Ways to Stay Warm This Winter, Even in the Northeast
By: James Flippin · November 16, 2022 · Reading Time: 3 minutes
Energy Prices on the Rise
This winter, the average household that burns heating oil should expect to pay 45% higher than normal for their energy bill, according to a forecast from the US Energy Information Administration.
This energy crisis will likely be a national issue, but it’s expected to be particularly bad in the Northeast, which typically accounts for 85% of residential heating oil usage. This high demand for oil is putting pressure on the country’s reserves, which are already running low due to the sanctions placed on Russia.
New England Crisis
An unusually cold winter this year could even damage the Northeast’s electrical grid, which also relies on natural gas.

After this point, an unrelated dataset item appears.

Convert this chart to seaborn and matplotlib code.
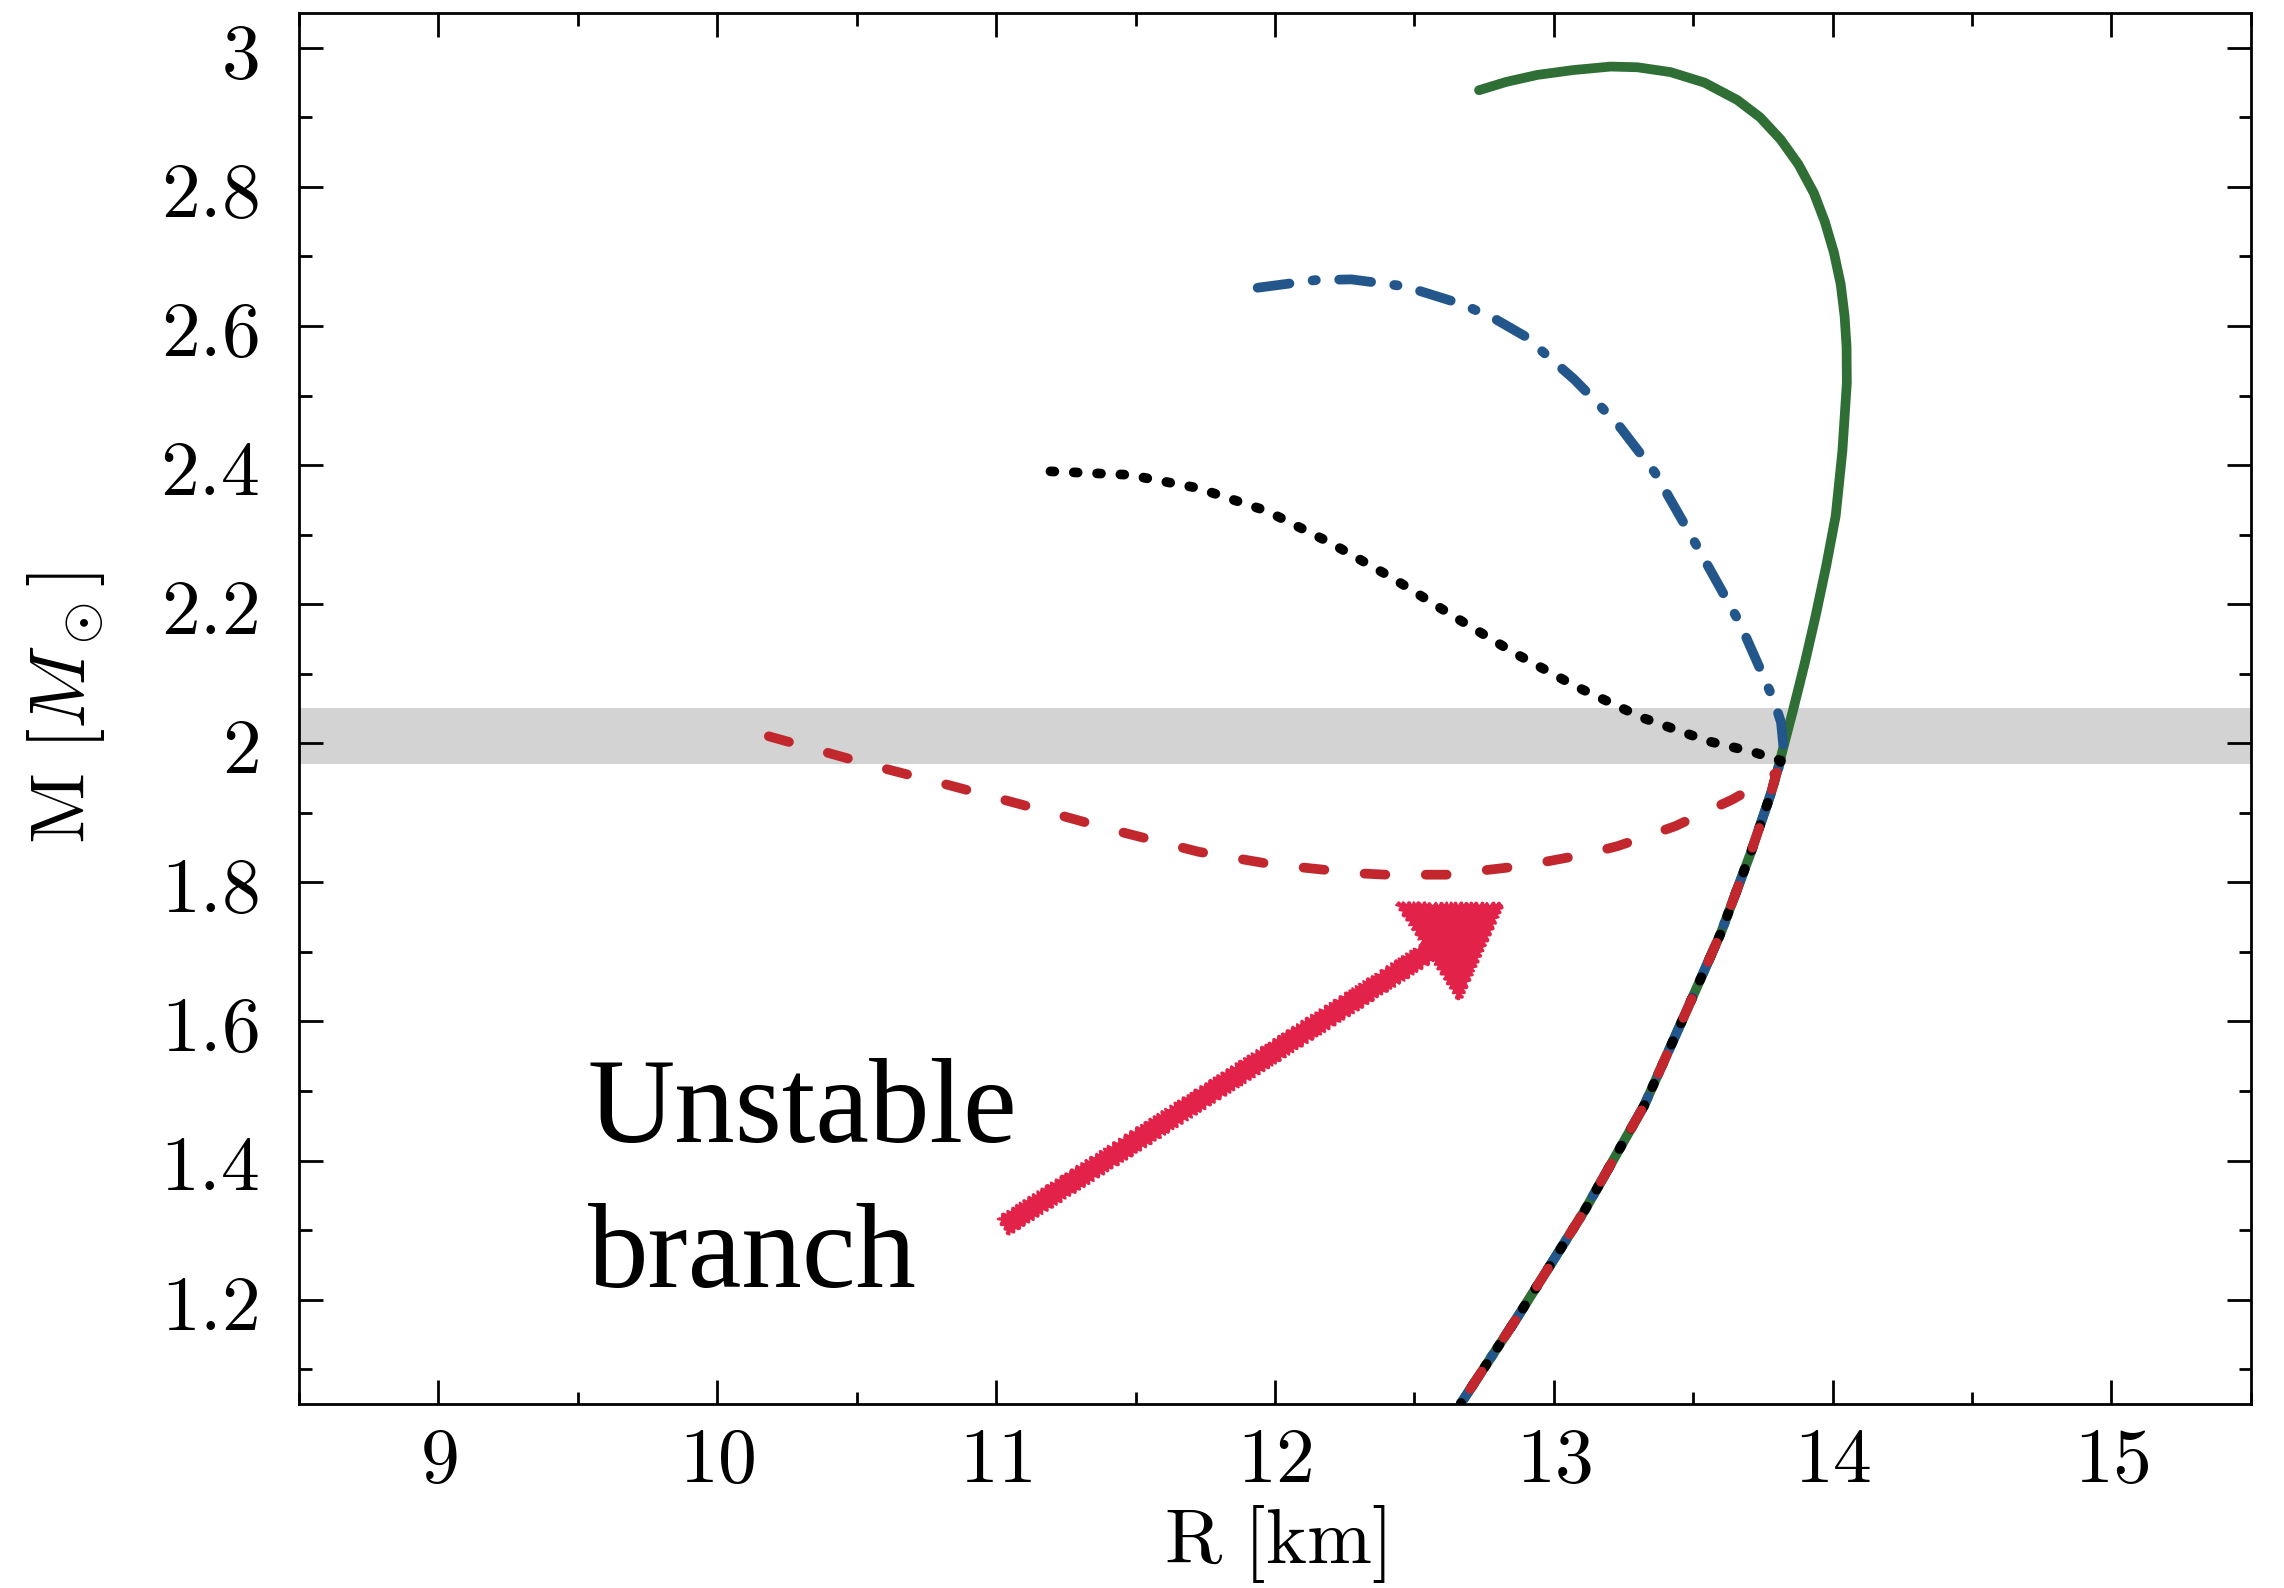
import matplotlib
matplotlib.use("Agg")
import matplotlib.pyplot as plt
import seaborn as sns
import pandas as pd
from matplotlib.ticker import MultipleLocator, FuncFormatter

# ---------------- data ----------------
# common (stable) lower branch shared by all four curves
common_R = [12.667, 12.870, 13.109, 13.324, 13.479, 13.599, 13.706, 13.778, 13.800]
common_M = [1.051, 1.175, 1.327, 1.479, 1.618, 1.727, 1.842, 1.927, 1.958]

# green solid (continues above the junction)
green_R = [13.859, 13.900, 13.939, 13.977, 14.011, 14.035, 14.051, 14.050,
           14.043, 14.029, 14.005, 13.972, 13.933, 13.878, 13.814, 13.740,
           13.658, 13.540, 13.419, 13.300, 13.204, 13.070, 12.941, 12.830,
           12.732]
green_M = [2.049, 2.115, 2.183, 2.255, 2.327, 2.420, 2.518, 2.570,
           2.614, 2.660, 2.705, 2.750, 2.791, 2.832, 2.868, 2.900,
           2.925, 2.950, 2.965, 2.972, 2.973, 2.968, 2.961, 2.951,
           2.939]

# blue dash-dot
blue_R = [13.826, 13.815, 13.790, 13.730, 13.667, 13.507, 13.363, 13.235,
          13.155, 13.074, 12.898, 12.790, 12.674, 12.466, 12.274, 12.146, 11.938]
blue_M = [1.985, 2.030, 2.061, 2.116, 2.173, 2.288, 2.389, 2.456,
          2.490, 2.523, 2.585, 2.610, 2.631, 2.657, 2.667, 2.666, 2.655]

# black dotted
black_R = [13.815, 13.718, 13.554, 13.316, 13.078, 12.858, 12.639, 12.420,
           12.200, 11.971, 11.724, 11.477, 11.195]
black_M = [1.975, 1.987, 2.003, 2.037, 2.082, 2.130, 2.183, 2.238,
           2.288, 2.334, 2.367, 2.386, 2.391]

# red dashed
red_R = [13.724, 13.640, 13.527, 13.437, 13.324, 13.228, 13.109, 12.894,
         12.614, 12.400, 12.300, 11.987, 11.726, 11.413, 11.099, 10.838,
         10.577, 10.185]
red_M = [1.938, 1.919, 1.898, 1.881, 1.865, 1.852, 1.840, 1.824,
         1.811, 1.811, 1.813, 1.826, 1.844, 1.876, 1.911, 1.939,
         1.966, 2.010]

band_low, band_high = 1.97, 2.05

x_ticks = [9, 10, 11, 12, 13, 14, 15]
y_ticks = [1.2, 1.4, 1.6, 1.8, 2.0, 2.2, 2.4, 2.6, 2.8, 3.0]

arrow_tail = (11.028, 1.306)
arrow_tip = (12.815, 1.768)
text_lines = ["Unstable", "branch"]
text_pos = [(9.535, 1.426), (9.535, 1.218)]

# ---------------- style ----------------
sns.set_theme(style="ticks")
plt.rcParams["mathtext.fontset"] = "cm"
plt.rcParams["font.family"] = ["DejaVu Serif"]
plt.rcParams["axes.linewidth"] = 2.0
for key in ["text.color", "axes.labelcolor", "xtick.color", "ytick.color",
            "xtick.labelcolor", "ytick.labelcolor", "axes.edgecolor"]:
    plt.rcParams[key] = "black"

fig = plt.figure(figsize=(22.84, 15.88), dpi=100)
ax = fig.add_axes([0.1309, 0.1159, 0.8546, 0.8759])

ax.axhspan(band_low, band_high, color="#d3d3d3", lw=0, zorder=0)

def curve(R_up, M_up):
    # drawn starting from the free (upper) end, ending on the common branch
    R = common_R + R_up
    M = common_M + M_up
    return pd.DataFrame({"R": R[::-1], "M": M[::-1]})

lw = 7.0
specs = [
    (green_R, green_M, "#2f6e35", "-", 2),
    (blue_R, blue_M, "#23578b", (0, (3.3, 2.4, 0.34, 2.4)), 3),
    (black_R, black_M, "black", (0, (0.4, 2.0)), 4),
    (red_R, red_M, "#c1272d", (0, (2.15, 4.15)), 5),
]
for R_up, M_up, col, ls, z in specs:
    df = curve(R_up, M_up)
    n_before = len(ax.lines)
    sns.lineplot(data=df, x="R", y="M", sort=False, estimator=None, ax=ax,
                 color=col, linestyle=ls, zorder=z)
    for ln in ax.lines[n_before:]:
        ln.set_linewidth(lw)
        ln.set_linestyle(ls)
        ln.set_dash_capstyle("round")
        ln.set_solid_capstyle("round")

# hand-drawn style arrow
ann = ax.annotate("", xy=arrow_tip, xytext=arrow_tail,
                  arrowprops=dict(arrowstyle="simple,head_length=63,head_width=82,tail_width=13",
                                  mutation_scale=1, color="#e32249", lw=1.5,
                                  shrinkA=0, shrinkB=0), zorder=6)
ann.arrow_patch.set_sketch_params(2.0, 6.0, 2.0)

for t, (x, y) in zip(text_lines, text_pos):
    ax.text(x, y, t, fontsize=87, family="Liberation Serif", color="black",
            ha="left", va="baseline", zorder=7)

ax.set_xlim(8.5, 15.5)
ax.set_ylim(1.05, 3.05)
ax.set_xticks(x_ticks)
ax.set_yticks(y_ticks)
ax.xaxis.set_minor_locator(MultipleLocator(0.5))
ax.yaxis.set_minor_locator(MultipleLocator(0.1))
fmt = FuncFormatter(lambda v, p: r"$%s$" % format(round(v, 2), "g"))
ax.xaxis.set_major_formatter(fmt)
ax.yaxis.set_major_formatter(fmt)
ax.tick_params(which="both", direction="in", top=True, right=True,
               width=2, color="black", labelcolor="black")
ax.tick_params(which="major", length=17.5, labelsize=56, pad=13)
ax.tick_params(axis="y", which="major", pad=29)
ax.tick_params(which="minor", length=9)
for s in ax.spines.values():
    s.set_color("black")
    s.set_linewidth(2)

ax.set_xlabel(r"$\mathrm{R\ [km]}$", fontsize=56, labelpad=4, color="black")
ax.set_ylabel(r"$\mathrm{M}\ [M_\odot]$", fontsize=56, labelpad=38, color="black")

fig.savefig("out.png", dpi=100, facecolor="white")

On top of that, US refineries that produce heating oil might have trouble shipping it up to Boston due to certain federal policies that put limits on cargo shipped from the Gulf Coast to northeastern ports.
This creates a national bottleneck on top of a global bottleneck, all of which contribute to the price consumers need to pay to heat their homes.
Tips on How To Save
Fortunately, there are a handful of measures that you can take to save on your energy costs during the coming months.
To save power, make the switch to LED lightbulbs if you haven’t already, which are 90% more efficient than older bulbs. Additionally, be sure to eliminate phantom power sources, or appliances that are plugged in but not in use. These can consume upwards of 10% of your household’s energy, according to the US Department of Energy.
You can also boost efficiency by making sure that your heating system flows smoothly. Remove any furniture or curtains that may be blocking vents and the flow of hot air. For furnace-heated homes, you should also change your filters every month.
This winter could be colder and more expensive than normal. However, there are plenty of ways to help you stay warm while your wallet stays full.